„Hallo! Ich bin Calle Fuhr und ich erzähle Geschichten“, begrüßt Calle Fuhr auf seiner Homepage. „Das mache ich vor allem auf Bühnen – mal als Speaker, mal als Regisseur, mal als Autor und manchmal mache ich das alles auf einmal.“ Bei der neuen Produktion des Schauspiels Köln, die wie Tolstoi epischer Wälzer „Krieg und Frieden“ heißt, macht er alles auf einmal.

Das Theater will in Zukunft vermehrt auf ein Bündnis aus Theater und Journalismus setzen und damit auf die Zusammenarbeit mit dem Recherche- und Faktencheck-Netzwerk Correctiv. Dieser Abend will ein „Bühnenessay über Russland, die Ukraine und die Wehrpflicht“ sein. Fuhrs Plan dafür ist geradezu tollkühn: Es geht ihm in Zusammenarbeit mit Correctiv um nicht weniger als die Fragen: „Wie bedrohlich ist Putin wirklich? Wie abhängig sind wir von ihm? Ich wollte weg von einer Meinung hin zu einer Ahnung.“

Sein 100-minütiger Monolog beginnt in den 1980er-Jahren, als Wladimir Putin in der KGB-Residentur in Dresden tätig war, erzählt von seinem Studium an der Bergbau-Hochschule Sankt Petersburg, seinem Aufstieg zum Ministerpräsidenten unter Jelzin und der Präsidentenwerdung im Jahr 2000. Es geht um die Tschetschenienkriege, den Überfall auf Georgien, um viele durch Schmutzkampagnen, Vergiftung oder Morde ausgeschaltete Kritiker, um den Einsatz von Rohstofflieferungen zur Erlangung von politischer Macht. Der Vortrag ist kaum szenisch, wird nur durch wenige Bilder und Grafiken auf zwei Leinwänden ergänzt.

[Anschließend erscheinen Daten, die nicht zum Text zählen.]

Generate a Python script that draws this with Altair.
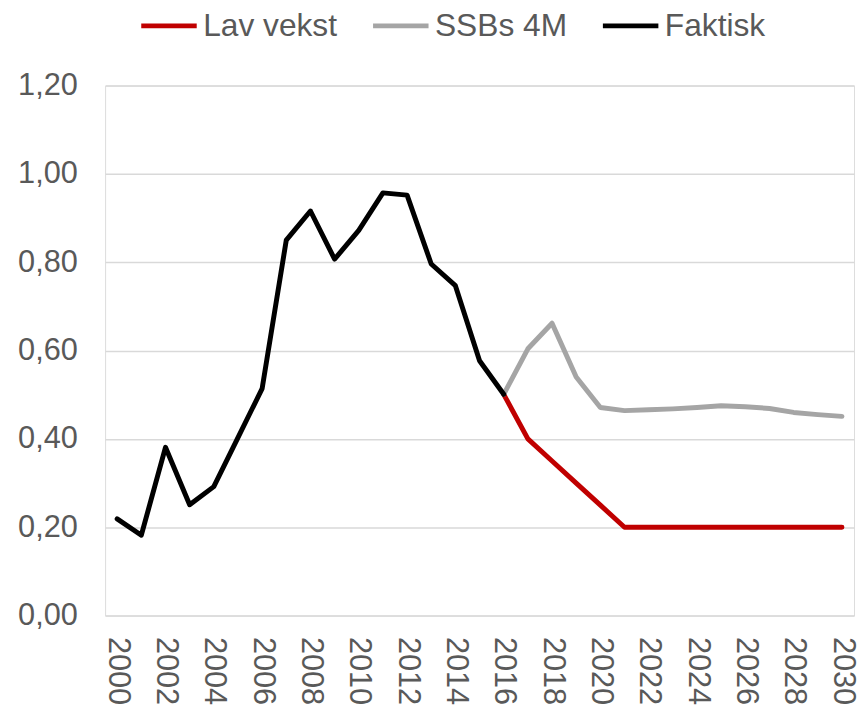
import altair as alt
import pandas as pd

series_order = ["Lav vekst", "SSBs 4M", "Faktisk"]
series_colors = ["#C00000", "#A5A5A5", "#000000"]

years_faktisk = list(range(2000, 2017))
faktisk = [0.219, 0.182, 0.381, 0.251, 0.292, 0.403, 0.514, 0.850, 0.916,
           0.807, 0.872, 0.957, 0.952, 0.796, 0.747, 0.577, 0.501]

years_proj = list(range(2016, 2031))
ssb_4m = [0.501, 0.604, 0.662, 0.540, 0.471, 0.464, 0.466, 0.468, 0.471,
          0.475, 0.473, 0.469, 0.460, 0.455, 0.451]
lav_vekst = [0.501, 0.400, 0.350, 0.300, 0.250, 0.200, 0.200, 0.200, 0.200,
             0.200, 0.200, 0.200, 0.200, 0.200, 0.200]

x_ticks = list(range(2000, 2031, 2))
y_ticks = [0.0, 0.2, 0.4, 0.6, 0.8, 1.0, 1.2]

rows = []
for y, v in zip(years_proj, lav_vekst):
    rows.append({"serie": "Lav vekst", "år": y, "verdi": v})
for y, v in zip(years_proj, ssb_4m):
    rows.append({"serie": "SSBs 4M", "år": y, "verdi": v})
for y, v in zip(years_faktisk, faktisk):
    rows.append({"serie": "Faktisk", "år": y, "verdi": v})
df = pd.DataFrame(rows)

chart = alt.Chart(df).mark_line(
    strokeWidth=5, strokeCap="round", strokeJoin="round"
).encode(
    x=alt.X("år:Q",
            scale=alt.Scale(domain=[1999.5, 2030.5], nice=False, zero=False),
            axis=alt.Axis(values=x_ticks, format="d", labelAngle=90,
                          labelAlign="left", labelBaseline="middle",
                          labelPadding=21, ticks=False, tickSize=0,
                          domain=False, grid=False, title=None,
                          labelFontSize=31, labelColor="#595959",
                          labelFont="Liberation Sans", labelOverlap=False,
                          labelFlush=False)),
    y=alt.Y("verdi:Q",
            scale=alt.Scale(domain=[0, 1.2], nice=False),
            axis=alt.Axis(values=y_ticks,
                          labelExpr="replace(format(datum.value, '.2f'), '.', ',')",
                          ticks=False, tickSize=0, domain=False, grid=True,
                          gridColor="#D9D9D9", gridWidth=1.5,
                          labelPadding=28, title=None,
                          labelFontSize=31, labelColor="#595959",
                          labelFont="Liberation Sans")),
    color=alt.Color("serie:N",
                    scale=alt.Scale(domain=series_order, range=series_colors),
                    sort=series_order,
                    legend=alt.Legend(title=None, orient="none",
                                      direction="horizontal",
                                      legendX=34, legendY=-91,
                                      symbolType="stroke", symbolSize=3136,
                                      symbolStrokeWidth=5,
                                      labelFontSize=32, labelColor="#595959",
                                      labelFont="Liberation Sans",
                                      labelOffset=4, columnPadding=25,
                                      padding=0)),
    order=alt.Order("serie:N", sort="descending"),
).properties(
    width=756,
    height=535,
    autosize=alt.AutoSizeParams(type="none"),
    padding={"left": 98, "top": 75, "right": 3, "bottom": 92},
).configure_view(stroke=None).configure(font="Liberation Sans")

chart.save("out.html", embed_options={"renderer": "svg", "actions": False})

Irgendwann fragt man sich in diesem Dauerfeuerwerk aus Informationen, ob Fakten in dieser Sache überhaupt wirklich weiterhelfen – und ob es nicht andere historische Fakten gibt, mit denen sich stimmig aus der Gegenperspektive erzählen ließe. Calle Fuhr rahmt seine Erzählung, die Putin als den skrupellosen, autokratischen Herrscher darstellt, der er sicherlich ist, in seine persönliche Geschichte. Der 31-Jährige, der aus bürgerlichen Verhältnissen in Düsseldorf stammt, sagt: „Meine friedensbewegte Jugend würde mich jetzt eigentlich dazu bringen, wieder ein Peace-Banner zu hissen. Aber wenn ich mir das alles anschaue, dann verstehe ich, dass politische Entscheidungsträger beschließen, wieder hochzurüsten.“

Sein Vortrag kann also dazu dienen, friedensbewegte Menschen auf den aktuellen Kurs der „Wehrfähigkeit“ zu bringen. Kritisch sieht er bloß die monopolistische Stellung des Düsseldorfer Rüstungskonzerns Rheinmetall, der der Regierung ohne Transparenz-Regeln immer höhere Preise diktieren könne, und dass nicht auch auf den Feldern der Cybersicherheit und Energiewende mehr getan werde. Calle Fuhr erzählt mit seinem Abend kaum etwas darüber, dass natürlich auch andere Mächte wie die USA mit Rohstoffen und Energieabhängigkeiten (Geo-)Politik machen. Er erwähnt mit keinem Wort die Sprengung der Pipeline Nord Stream 2 durch vielleicht ukrainische Akteure. Eine kritische Sicht auf geopolitische Entscheidungen der Nato kommt nur in einem Partygespräch vor, über das er sich selbst lustig macht.

Um ein Beispiel zu nennen, sei erwähnt, dass Calle Fuhr das Narrativ des „hybriden Kriegs“ Russlands gegen Deutschland verwendet – und als Beweise dafür unter anderem Drohnensichtungen über deutschen Flughäfen anführt. Keins dieser Ereignisse konnte jedoch eindeutig auf Russland zurückgeführt werden. Die einzige identifizierte Drohne gehörte einem Hobby-Piloten – von denen es mittlerweile etliche im Land gibt.

Doch trotz des Dauerfeuerwerks aus Fakten wirkt alles am Ende zu einfach gestrickt. Weil es eben keine epische Erzählung wie „Krieg und Frieden“ ist, die Zwischentönen Raum gibt und etwa berücksichtigt, dass es bei kriegerischen Auseinandersetzungen auch um Gefühle, um oft jahrhundertealte Legenden, Ressentiments und Ängste, mehr um Glauben als um Wissen geht – und dass man vielleicht viel weiter zurückgehen muss als in die 1980er-Jahre, um nach Gründen für einen Konflikt zu forschen.